The Valle Vidal (Spanish, "Valley of Life") is a 101,794 acres (41,195 ha) mountain basin in the Sangre de Cristo Mountainswithin the Carson National Forest, northwest of Cimarron, New Mexico. Elevations in the basin range from 7,700 to 12,554 feet (2,347 to 3,826 m). Valle Vidal is noted for its pristine scenery and wildlife. It was protected from oil and gas exploitation by an act of Congress in 2006. The Valle Vidal borders on Vermejo Park Ranch and Philmont Scout Ranch.
Valle Vidal was part of the Maxwell Land Grant until purchased by William Bartlett in 1902. Part of the Vermejo Park Ranch, Valle Vidal became a hunting and fishing preserve for wealthy people and celebrities. In 1973, the Vermejo Park Ranch was sold to the Vermejo Park Corporation, a subsidiary of the Pennzoil company. In 1982, Pennzoil donated the Valle Vidal portion of the ranch to the American public and it became part of the Carson National Forest
In 2002 the El Paso Corporation petitioned the United States Forest Service for the lease of 40,000 acres (16,000 ha) in the eastern part of Valle Vidal to develop coalbed methane resources, and for extension of the company's coalbed methane production on the Vermejo Park Ranch. The Forest Service declined to reject El Paso's petition despite widespread public opposition to the project. The Coalition for the Valle Vidal was created to oppose mineral leasing and in 2006 the U.S. Congress adopted legislation to prohibit mineral development in the Valle Vidal.
At the heart of Valle Vidal are extensive rolling grass-covered meadows at an elevation of about 9,500 feet (2,900 m). The meadows are surrounded by conifer and Quaking Aspen forests. The land generally increases in elevation from east to west, culminating in Little Costilla Mountain which rises above timberline. The headwaters of Ponil Creek and Comanche Creek, are in Valle Vidal.
Valle Vidal hosts a herd of about 2,500 elk and other species such black bear, turkey, bobcat, and bison. The bison wander into the valley from Vermejo Park Ranch which has a large free-ranging herd. Comanche Creek, a tributary of Costilla Creek and ultimately the Rio Grande. has a population of rare Rio Grande cutthroat trout.
The primary use of Valle Vidal is recreation, hosting outfitters, hunting and trekking guides, backpackers, horseback riders, and fly-fishermen. It contributes $3–5 million every year to local economies supporting dozens of jobs and local industries. New Mexico road 1950 traverses Valle Vidal from east to west.
Cimarron campground has been selected by GORP as one of the 10 best campgrounds in the United States. Nearby Shuree ponds offer trout fishing opportunities to children under 12 years of age.

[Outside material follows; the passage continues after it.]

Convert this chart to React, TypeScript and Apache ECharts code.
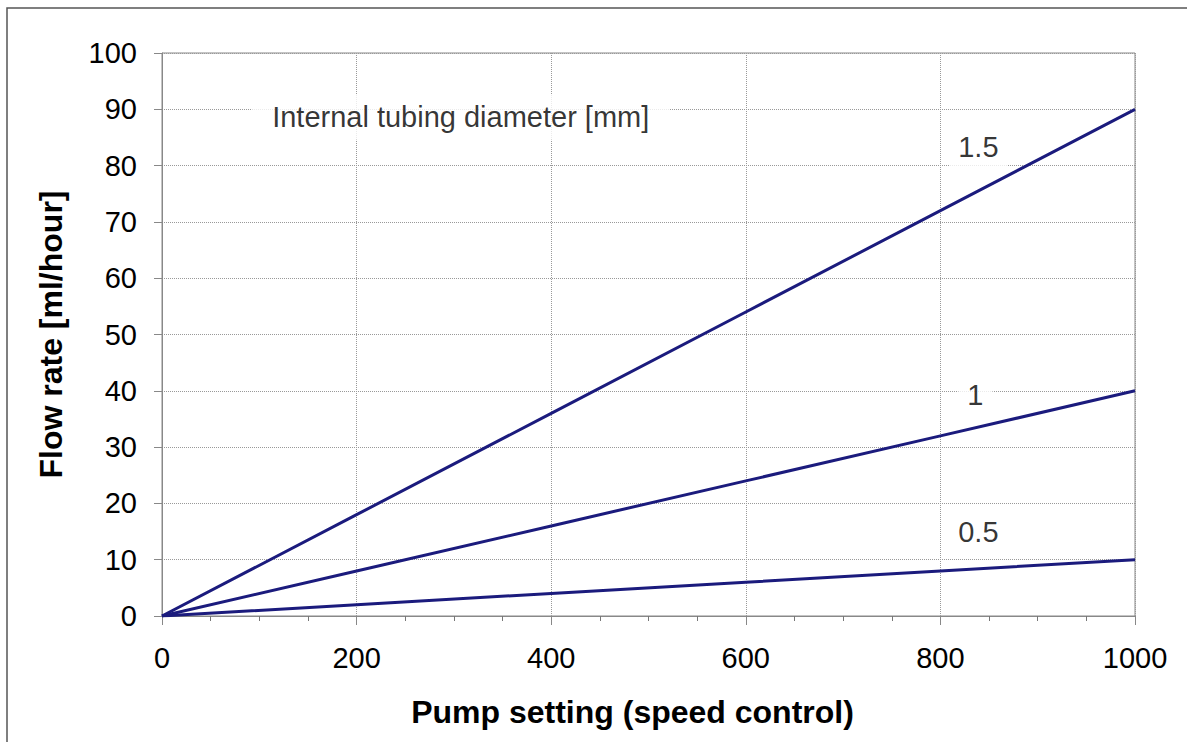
import React, { useEffect, useRef } from "react";
import * as echarts from "echarts";

const pumpSettings = [0, 200, 400, 600, 800, 1000];
const flow15 = [0, 18, 36, 54, 72, 90];
const flow10 = [0, 8, 16, 24, 32, 40];
const flow05 = [0, 2, 4, 6, 8, 10];
const seriesNames = ["1.5", "1", "0.5"];
const labelPoints: [number, number, string][] = [
  [839, 83.3, "1.5"],
  [836, 39.2, "1"],
  [839, 14.9, "0.5"],
];
const legendTitlePoint: [number, number, string] = [307, 88.6, "Internal tubing diameter [mm]"];
const xTitle = "Pump setting (speed control)";
const yTitle = "Flow rate [ml/hour]";

const FONT = "'Liberation Sans', Arial, sans-serif";
const LINE_COLOR = "#1b1b7d";

export default function App() {
  const ref = useRef<HTMLDivElement>(null);
  useEffect(() => {
    if (!ref.current) return;
    const chart = echarts.init(ref.current, undefined, { renderer: "svg" });
    const mk = (vals: number[]) => pumpSettings.map((x, i) => [x, vals[i]]);
    const lineSeries = [flow15, flow10, flow05].map((vals, i) => ({
      name: seriesNames[i],
      type: "line",
      data: mk(vals),
      showSymbol: false,
      symbol: "none",
      lineStyle: { color: LINE_COLOR, width: 3 },
      z: 5,
    }));
    chart.setOption({
      animation: false,
      textStyle: { fontFamily: FONT },
      graphic: [
        {
          type: "rect",
          shape: { x: 7, y: 8, width: 1300, height: 900 },
          style: { fill: "none", stroke: "#555", lineWidth: 1.5 },
          silent: true,
        },
      ],
      grid: {
        left: 162,
        right: 52,
        top: 53,
        bottom: 126,
        show: true,
        borderColor: "#888",
        borderWidth: 1,
        backgroundColor: "transparent",
        outerBoundsMode: "none",
        containLabel: false,
      },
      xAxis: {
        type: "value",
        min: 0,
        max: 1000,
        interval: 200,
        name: xTitle,
        nameLocation: "middle",
        nameGap: 80,
        nameTextStyle: {
          fontSize: 32,
          fontWeight: "bold",
          color: "#000",
          fontFamily: FONT,
          padding: [0, 32, 0, 0],
        },
        axisLine: { show: true, lineStyle: { color: "#888", width: 1 } },
        axisTick: { show: true, inside: false, length: 9, lineStyle: { color: "#888" } },
        minorTick: { show: true, splitNumber: 4, length: 5, lineStyle: { color: "#777" } },
        axisLabel: {
          fontSize: 29,
          color: "#000",
          margin: 27,
          fontFamily: FONT,
          formatter: (v: number) => String(v),
        },
        splitLine: { show: true, lineStyle: { color: "#999", type: "dotted", width: 1 } },
      },
      yAxis: {
        type: "value",
        min: 0,
        max: 100,
        interval: 10,
        name: yTitle,
        nameLocation: "middle",
        nameGap: 95,
        nameRotate: 90,
        nameTextStyle: { fontSize: 32, fontWeight: "bold", color: "#000", fontFamily: FONT },
        axisLine: { show: true, lineStyle: { color: "#888", width: 1 } },
        axisTick: { show: true, inside: false, length: 8, lineStyle: { color: "#888" } },
        axisLabel: {
          fontSize: 29,
          color: "#000",
          margin: 25,
          fontFamily: FONT,
          formatter: (v: number) => String(v),
        },
        splitLine: { show: true, lineStyle: { color: "#999", type: "dotted", width: 1 } },
      },
      series: [
        ...lineSeries,
        {
          type: "scatter",
          symbolSize: 1,
          itemStyle: { color: "transparent" },
          z: 3,
          silent: true,
          data: labelPoints.map(([x, y, t]) => ({ value: [x, y], name: t })),
          label: {
            show: true,
            position: "inside",
            formatter: (p: any) => p.name,
            fontSize: 29,
            color: "#000",
            fontFamily: FONT,
            backgroundColor: "#fff",
            padding: [5, 9],
          },
        },
        {
          type: "scatter",
          symbolSize: 1,
          itemStyle: { color: "transparent" },
          z: 3,
          silent: true,
          data: [{ value: [legendTitlePoint[0], legendTitlePoint[1]], name: legendTitlePoint[2] }],
          label: {
            show: true,
            position: "inside",
            formatter: (p: any) => p.name,
            fontSize: 29,
            color: "#000",
            fontFamily: FONT,
            backgroundColor: "#fff",
            padding: [8, 20],
          },
        },
      ],
    });
    return () => chart.dispose();
  }, []);
  return (
    <div
      ref={ref}
      style={{ position: "absolute", left: 0, top: 0, width: 1187, height: 742, background: "#fff" }}
    />
  );
}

Eight miles east of Cimarron is McCrystal Campground. Located in a Ponderosa Pine forest at the lower elevations of Valle Vidal are several other abandoned homesites. Philmont Scout Ranch operates three temporary staffed camps in Valle Vidal. Three thousand Boy Scouts backpack in Valle Vidal each summer.
Valle's Vidal's waters were designated as Outstanding National Resource Waters in December 2005 and McCrystal Creek and North Ponil Creek are eligible for designation as Wild and Scenic Rivers. Most fishing in Valle Vidal is catch and release. Trout in the streams are small but abundant. Elk hunting permits are issued by lottery. The road through Valle Vidal is closed during elk calving season: May 1 to June 30 and January 1 to March 31.